**Stored data**.
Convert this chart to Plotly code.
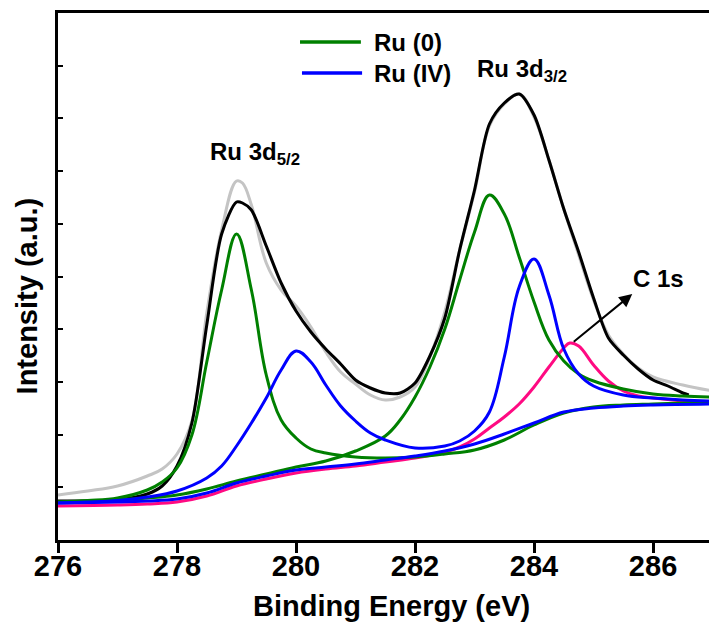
import plotly.graph_objects as go

# ---------------- data (Binding energy in eV, intensity in a.u.) ----------------
x_data = [276, 276.5, 277, 277.5, 277.75, 278, 278.25, 278.5, 278.75, 279, 279.1, 279.25, 279.5, 279.75,
          280, 280.25, 280.5, 280.75, 281, 281.25, 281.5, 281.75, 282, 282.25, 282.5, 282.75, 283,
          283.25, 283.5, 283.75, 284, 284.25, 284.5, 284.75, 285, 285.25, 285.5, 285.75, 286, 286.25,
          286.5, 286.6]
y_data = [39, 39, 40, 46, 54, 74, 117, 215, 306, 338, 337, 330, 294, 257,
          229, 208, 191, 176, 160, 152, 147, 147, 157, 184, 222, 290, 350,
          416, 437, 446, 425, 380, 331, 288, 242, 202, 185, 171, 160, 154,
          147, 145]

x_env = [276, 276.5, 277, 277.5, 277.75, 278, 278.25, 278.5, 278.75, 279, 279.1, 279.25, 279.5, 279.75,
         280, 280.25, 280.5, 280.75, 281, 281.25, 281.5, 281.75, 282, 282.25, 282.5, 282.75, 283,
         283.25, 283.5, 283.75, 284, 284.25, 284.5, 284.75, 285, 285.25, 285.5, 285.75, 286, 286.5, 287]
y_env = [45, 49, 54, 64, 71, 86, 119, 227, 310, 359, 357, 335, 277, 250,
         234, 213, 188, 168, 156, 145, 140, 143, 153, 183, 228, 290, 348,
         414, 436, 446, 423, 380, 331, 285, 240, 205, 186, 172, 163, 155, 149]

x_ru0_a = [276, 276.5, 277, 277.5, 277.75, 278, 278.25, 278.5, 278.75, 279, 279.25, 279.5, 279.75,
           280, 280.25, 280.5, 281, 281.5, 282, 282.5, 283, 283.5, 284, 284.5, 285, 285.5, 286, 286.5, 287]
y_ru0_a = [38, 39.5, 42, 50, 58, 72, 105, 178, 250, 306, 250, 165, 120,
           102, 91, 87, 83, 82, 83, 86, 90, 100, 115, 127, 133, 135, 136, 137, 138]

x_ru0_b = [276, 276.5, 277, 277.5, 278, 278.5, 279, 279.5, 280, 280.5, 281, 281.5, 281.75, 282,
           282.25, 282.5, 282.75, 283, 283.25, 283.5, 283.75, 284, 284.25, 284.5, 284.75, 285,
           285.5, 286, 286.5, 287]
y_ru0_b = [38, 38.5, 40, 42, 45, 51, 59, 66, 73, 79, 89, 104, 120, 143,
           173, 211, 260, 308, 345, 326, 283, 238, 200, 179, 166, 159,
           151, 146, 144, 143]

x_ru4 = [276, 276.5, 277, 277.5, 278, 278.5, 278.75, 279, 279.25, 279.5, 279.75, 280, 280.25,
         280.5, 280.75, 281, 281.25, 281.5, 282, 282.5, 282.75, 283, 283.25, 283.5, 283.75, 284, 284.25,
         284.5, 284.75, 285, 285.5, 286, 286.5, 287]
y_ru4 = [37, 38, 39.5, 43, 49, 62, 74, 94, 117, 142, 170, 189, 178,
         155, 134, 119, 107, 100, 92, 94, 99, 109, 128, 183, 253, 281, 245,
         191, 166, 154, 145, 142, 140, 139]

x_c1s = [276, 277, 277.5, 278, 278.5, 279, 279.5, 280, 280.5, 281, 281.5, 282, 282.5, 282.75,
         283, 283.25, 283.5, 283.75, 284, 284.25, 284.5, 284.6, 284.75, 285, 285.25, 285.5,
         285.75, 286, 286.5, 287]
y_c1s = [34, 35, 36, 38, 44, 54, 61, 67, 71, 74, 78, 82, 88, 93,
         101, 112, 123, 136, 153, 173, 192, 197, 194, 175, 159, 149,
         144, 142, 139, 137]

x_bg = [276, 277, 277.5, 278, 278.5, 279, 279.5, 280, 280.5, 281, 281.5, 282, 282.5, 283,
        283.5, 284, 284.5, 285, 285.5, 286, 287]
y_bg = [37, 38, 39, 41, 47, 57, 64, 70, 73, 76, 80, 84, 89, 96,
        106, 117, 128, 132, 134, 135, 136]

x_ticks = [276, 278, 280, 282, 284, 286]

GREEN = "#008000"
BLUE = "#0000FF"
PINK = "#FF0A82"
GRAY = "#C4C4C4"
SM = 1.1

fig = go.Figure()
fig.add_trace(go.Scatter(x=x_env, y=y_env, mode="lines", name="Envelope",
                         line=dict(color=GRAY, width=3, shape="spline", smoothing=SM)))
fig.add_trace(go.Scatter(x=x_data, y=y_data, mode="lines", name="Raw",
                         line=dict(color="black", width=3, shape="spline", smoothing=0.8)))
fig.add_trace(go.Scatter(x=x_c1s, y=y_c1s, mode="lines", name="C 1s",
                         line=dict(color=PINK, width=3, shape="spline", smoothing=SM)))
fig.add_trace(go.Scatter(x=x_ru0_b, y=y_ru0_b, mode="lines", name="Ru (0) 3d3/2",
                         line=dict(color=GREEN, width=3, shape="spline", smoothing=SM)))
fig.add_trace(go.Scatter(x=x_ru0_a, y=y_ru0_a, mode="lines", name="Ru (0)",
                         line=dict(color=GREEN, width=3, shape="spline", smoothing=SM)))
fig.add_trace(go.Scatter(x=x_bg, y=y_bg, mode="lines", name="Background",
                         line=dict(color=BLUE, width=3, shape="spline", smoothing=SM)))
fig.add_trace(go.Scatter(x=x_ru4, y=y_ru4, mode="lines", name="Ru (IV)",
                         line=dict(color=BLUE, width=3, shape="spline", smoothing=SM)))

FONT = "Liberation Sans, Arial, sans-serif"

annotations = [
    dict(text="Ru 3d<sub>5/2</sub>", x=278.52, y=387, xref="x", yref="y", xanchor="left",
         yanchor="middle", showarrow=False, font=dict(size=24)),
    dict(text="Ru 3d<sub>3/2</sub>", x=283.01, y=470, xref="x", yref="y", xanchor="left",
         yanchor="middle", showarrow=False, font=dict(size=24)),
    dict(text="C 1s", x=285.63, y=262, xref="x", yref="y", xanchor="left",
         yanchor="middle", showarrow=False, font=dict(size=24)),
    dict(text="", x=285.65, y=246, xref="x", yref="y", ax=-60, ay=49, showarrow=True,
         arrowhead=2, arrowsize=1.3, arrowwidth=2, arrowcolor="black"),
    dict(text="Ru (0)", x=281.28, y=498, xref="x", yref="y", xanchor="left",
         yanchor="middle", showarrow=False, font=dict(size=24)),
    dict(text="Ru (IV)", x=281.28, y=467, xref="x", yref="y", xanchor="left",
         yanchor="middle", showarrow=False, font=dict(size=24)),
    dict(text="Binding Energy (eV)", x=281.6, y=-0.126, xref="x", yref="paper",
         xanchor="center", yanchor="middle", showarrow=False, font=dict(size=29)),
    dict(text="Intensity (a.u.)", x=-0.047, y=244, xref="paper", yref="y", textangle=-90,
         xanchor="center", yanchor="middle", showarrow=False, font=dict(size=29)),
]

shapes = [
    dict(type="line", xref="x", yref="y", x0=280.067, x1=281.09, y0=498, y1=498,
         line=dict(color=GREEN, width=3.5)),
    dict(type="line", xref="x", yref="y", x0=280.10, x1=281.11, y0=467, y1=467,
         line=dict(color=BLUE, width=3.5)),
]

fig.update_layout(
    width=709, height=625,
    margin=dict(l=58, r=0, t=13, b=85),
    paper_bgcolor="white", plot_bgcolor="white",
    showlegend=False,
    font=dict(family=FONT, color="black", weight="bold"),
    annotations=annotations,
    shapes=shapes,
    xaxis=dict(range=[276, 286.94], tickvals=x_ticks, ticktext=[str(v) for v in x_ticks],
               ticks="outside", ticklen=10, tickwidth=3, tickcolor="black",
               ticklabelstandoff=-12,
               showline=True, linewidth=3, linecolor="black", mirror=True,
               showgrid=False, zeroline=False, tickfont=dict(size=29)),
    yaxis=dict(range=[0, 527], tick0=0, dtick=52.7, ticks="inside", ticklen=5, tickwidth=2,
               tickcolor="black", showticklabels=False,
               showline=True, linewidth=3, linecolor="black", mirror=False,
               showgrid=False, zeroline=False),
)

fig.write_html("out.html")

**Aim of the task**. Reproduce the material above exactly, first line through the line that contains "import plotly.graph_objects as go", minus the pictures.

**Answer below**.
Convert this chart to Plotly code.
import plotly.graph_objects as go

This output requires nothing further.